## WHAT IS ASKED
Drop the images; return everything else in the listing below exactly.

## DATA PROVIDED
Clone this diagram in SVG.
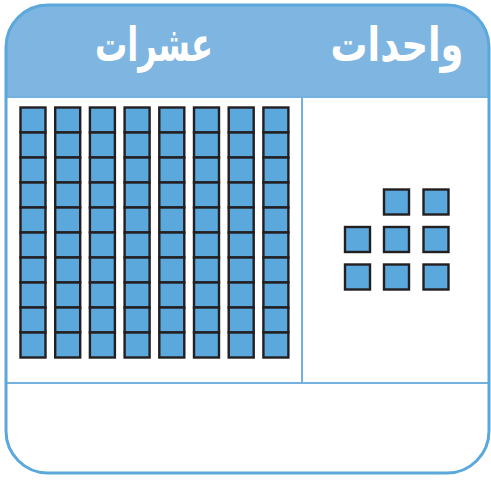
<svg xmlns="http://www.w3.org/2000/svg" width="491" height="480" viewBox="0 0 491 480">
<style>
.c{fill:#5ba8dc;stroke:#231f20;stroke-width:2.4}
.t{fill:#fff;font-family:"DejaVu Sans",sans-serif;font-size:48px;font-weight:bold;text-anchor:middle}
.ln{stroke:#74b0de;stroke-width:2;fill:none}
</style>
<defs>
<clipPath id="cp"><rect x="6" y="5" width="483" height="468" rx="42"/></clipPath>
<g id="rod">
<rect class="c" x="0" y="0" width="25" height="25"/><rect class="c" x="0" y="25" width="25" height="25"/>
<rect class="c" x="0" y="50" width="25" height="25"/><rect class="c" x="0" y="75" width="25" height="25"/>
<rect class="c" x="0" y="100" width="25" height="25"/><rect class="c" x="0" y="125" width="25" height="25"/>
<rect class="c" x="0" y="150" width="25" height="25"/><rect class="c" x="0" y="175" width="25" height="25"/>
<rect class="c" x="0" y="200" width="25" height="25"/><rect class="c" x="0" y="225" width="25" height="25"/>
</g>
</defs>
<g id="frame">
<rect x="6" y="5" width="483" height="468" rx="42" fill="#fff"/>
<rect x="0" y="0" width="491" height="97" fill="#7fb5e1" clip-path="url(#cp)"/>
<line class="ln" x1="6" y1="97" x2="489" y2="97"/>
<line class="ln" x1="302" y1="97" x2="302" y2="383"/>
<line class="ln" x1="6" y1="383" x2="489" y2="383"/>
<rect x="6" y="5" width="483" height="468" rx="42" fill="none" stroke="#5ba8dc" stroke-width="3"/>
</g>
<g id="labels">
<text class="t" x="154" y="61" textLength="118" lengthAdjust="spacingAndGlyphs">عشرات</text>
<text class="t" x="397" y="61" textLength="133" lengthAdjust="spacingAndGlyphs">واحدات</text>
</g>
<g id="tens">
<use href="#rod" x="20.5" y="107.5"/>
<use href="#rod" x="55.2" y="107.5"/>
<use href="#rod" x="89.9" y="107.5"/>
<use href="#rod" x="124.6" y="107.5"/>
<use href="#rod" x="159.3" y="107.5"/>
<use href="#rod" x="194" y="107.5"/>
<use href="#rod" x="228.7" y="107.5"/>
<use href="#rod" x="263.4" y="107.5"/>
</g>
<g id="units">
<rect class="c" x="384" y="189.5" width="25" height="25"/>
<rect class="c" x="423.5" y="189.5" width="25" height="25"/>
<rect class="c" x="345" y="227" width="25" height="25"/>
<rect class="c" x="384" y="227" width="25" height="25"/>
<rect class="c" x="423.5" y="227" width="25" height="25"/>
<rect class="c" x="345" y="264.5" width="25" height="25"/>
<rect class="c" x="384" y="264.5" width="25" height="25"/>
<rect class="c" x="423.5" y="264.5" width="25" height="25"/>
</g>
</svg>
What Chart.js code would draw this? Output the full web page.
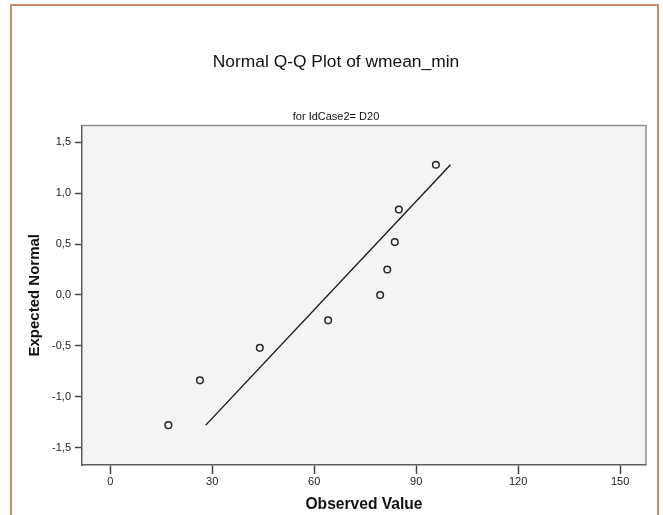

## ANSWER TO THE PROBLEM
Clone this diagram in SVG.
<svg xmlns="http://www.w3.org/2000/svg" width="491" height="480" viewBox="0 0 491 480">
<style>
.c{fill:#5ba8dc;stroke:#231f20;stroke-width:2.4}
.t{fill:#fff;font-family:"DejaVu Sans",sans-serif;font-size:48px;font-weight:bold;text-anchor:middle}
.ln{stroke:#74b0de;stroke-width:2;fill:none}
</style>
<defs>
<clipPath id="cp"><rect x="6" y="5" width="483" height="468" rx="42"/></clipPath>
<g id="rod">
<rect class="c" x="0" y="0" width="25" height="25"/><rect class="c" x="0" y="25" width="25" height="25"/>
<rect class="c" x="0" y="50" width="25" height="25"/><rect class="c" x="0" y="75" width="25" height="25"/>
<rect class="c" x="0" y="100" width="25" height="25"/><rect class="c" x="0" y="125" width="25" height="25"/>
<rect class="c" x="0" y="150" width="25" height="25"/><rect class="c" x="0" y="175" width="25" height="25"/>
<rect class="c" x="0" y="200" width="25" height="25"/><rect class="c" x="0" y="225" width="25" height="25"/>
</g>
</defs>
<g id="frame">
<rect x="6" y="5" width="483" height="468" rx="42" fill="#fff"/>
<rect x="0" y="0" width="491" height="97" fill="#7fb5e1" clip-path="url(#cp)"/>
<line class="ln" x1="6" y1="97" x2="489" y2="97"/>
<line class="ln" x1="302" y1="97" x2="302" y2="383"/>
<line class="ln" x1="6" y1="383" x2="489" y2="383"/>
<rect x="6" y="5" width="483" height="468" rx="42" fill="none" stroke="#5ba8dc" stroke-width="3"/>
</g>
<g id="labels">
<text class="t" x="154" y="61" textLength="118" lengthAdjust="spacingAndGlyphs">عشرات</text>
<text class="t" x="397" y="61" textLength="133" lengthAdjust="spacingAndGlyphs">واحدات</text>
</g>
<g id="tens">
<use href="#rod" x="20.5" y="107.5"/>
<use href="#rod" x="55.2" y="107.5"/>
<use href="#rod" x="89.9" y="107.5"/>
<use href="#rod" x="124.6" y="107.5"/>
<use href="#rod" x="159.3" y="107.5"/>
<use href="#rod" x="194" y="107.5"/>
<use href="#rod" x="228.7" y="107.5"/>
<use href="#rod" x="263.4" y="107.5"/>
</g>
<g id="units">
<rect class="c" x="384" y="189.5" width="25" height="25"/>
<rect class="c" x="423.5" y="189.5" width="25" height="25"/>
<rect class="c" x="345" y="227" width="25" height="25"/>
<rect class="c" x="384" y="227" width="25" height="25"/>
<rect class="c" x="423.5" y="227" width="25" height="25"/>
<rect class="c" x="345" y="264.5" width="25" height="25"/>
<rect class="c" x="384" y="264.5" width="25" height="25"/>
<rect class="c" x="423.5" y="264.5" width="25" height="25"/>
</g>
</svg>
What Chart.js code would draw this? Output the full web page.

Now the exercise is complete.